As the public policy voice of the Catholic bishops, the WCC testified that a proposal to raise the minimum wage “is consistent with the tenets of Catholic social teaching on the dignity of workers and the needs of low income wage earners in our state.”
WCC Executive Director John Huebscher presented the testimony at a recent hearing of the Senate Committee on Labor, Elections, and Urban Affairs.
‘Every worker has dignity’
“Ultimately, the value of work is grounded in the dignity of the human beings who do it,” Huebscher testified. “Just as every life has value, so too does every worker have dignity. Wages are a critical way by which we recognize that dignity.”
Senate Bill 1 increases the minimum wage for most employees from its current level of $6.50 an hour to $7.15 on June 1 of this year. Other workers, such as tipped employees, agricultural workers, and minors who earn a lower minimum wage will also see increases.

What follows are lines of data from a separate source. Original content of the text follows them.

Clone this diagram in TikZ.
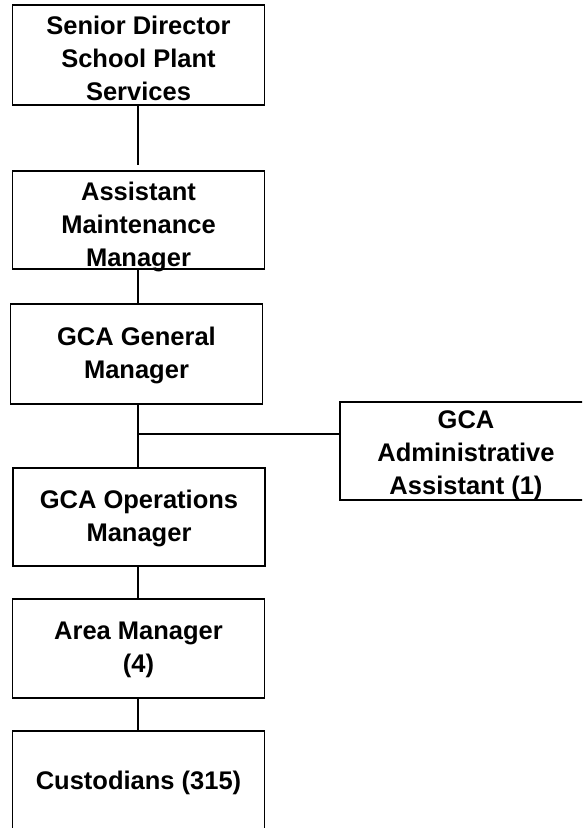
\documentclass[tikz,border=0pt]{standalone}
\usepackage{fontspec}
\setmainfont{Liberation Sans}
\begin{document}
\begin{tikzpicture}[x=1pt,y=-1pt,
  unit/.style={draw=black, line width=1.8pt, minimum width=252pt, inner sep=0pt},
  caption/.style={anchor=north, align=center, inner sep=0pt,
    font=\fontsize{25.5}{33}\selectfont\bfseries},
  link/.style={draw=black, line width=1.5pt}]
  \useasboundingbox (0,0) rectangle (582,828);
  \clip (0,0) rectangle (582,828);

  % boxes of the chain of command
  \node[unit, minimum height=100pt] (dir) at (138.5,55) {};
  \node[unit, minimum height=98pt]  (asm) at (138.5,220) {};
  \node[unit, minimum height=100pt] (gm)  at (136.5,354) {};
  \node[unit, minimum height=98pt]  (adm) at (466,451) {};
  \node[unit, minimum height=98pt]  (ops) at (139,517) {};
  \node[unit, minimum height=99pt]  (area) at (138.5,648.5) {};
  \node[unit, minimum height=100pt] (cus) at (138.5,781) {};

  % titles
  \node[caption] (dirt)  at (138.5,15.6)  {Senior Director\\School Plant\\Services};
  \node[caption] (asmt)  at (138.5,181.6) {Assistant\\Maintenance\\Manager};
  \node[caption] (gmt)   at (136.5,327)   {GCA General\\Manager};
  \node[caption] (admt)  at (466,410)     {GCA\\Administrative\\Assistant (1)};
  \node[caption] (opst)  at (139,489.6)   {GCA Operations\\Manager};
  \node[caption] (areat) at (138.5,621.6) {Area Manager\\(4)};
  \node[caption] (cust)  at (138.5,771)   {Custodians (315)};

  % reporting lines
  \coordinate (j) at (138,434);
  \draw[link, shorten >=5pt] (dir.south -| j) -- (asm.north -| j);
  \draw[link] (asm.south -| j) -- (gm.north -| j);
  \draw[link] (gm.south -| j) -- (ops.north -| j);
  \draw[link] (j) -- (j -| adm.west);
  \draw[link] (ops.south -| j) -- (area.north -| j);
  \draw[link] (area.south -| j) -- (cus.north -| j);
\end{tikzpicture}
\end{document}
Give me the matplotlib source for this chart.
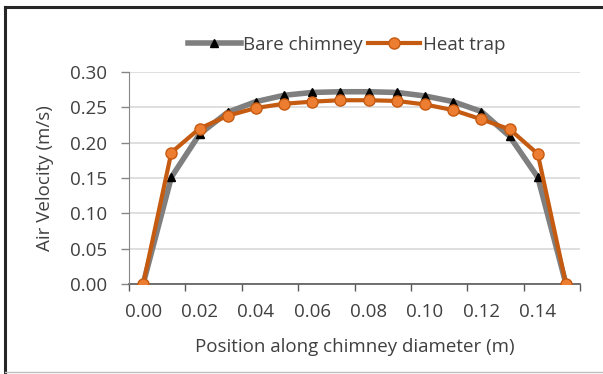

As the Wisconsin Council on Children and Families reported last year, raising the minimum wage will help over 250,000 workers, 10 percent of the labor force. Seventy percent of these workers are adults. Many are parents. Nearly 90,000 of Wisconsin’s children have parents who earn the minimum wage.
‘Indirect employers’
Huebscher referred to Pope John Paul II’s encyclical letter on work, Laborem exercens, in his testimony. The pope wrote that the responsibility to treat workers justly is not limited to those who hire them.
This duty extends to all persons and institutions such as government, financial organizations, and others, who influence the structures and conditions in which work is performed. “Pope John Paul II referred to these entities as ‘indirect employers.’”
“In a democracy and consumer-driven economy such as ours, we the voters and consumers can be thought of as ‘indirect employers’ to the extent that our choices govern decisions in the marketplace, Huebscher observed.
“As we determine the justice of our minimum wage, we who are consumers of these leisure activities and therefore indirect employers must ask ourselves, ‘what can workers who make our leisure activities possible buy with the wages they earn?’” Huebscher said. “Are their wages sufficient to pay for their essential needs?”
He added that the current economic downturn makes adjusting the minimum wage even more necessary.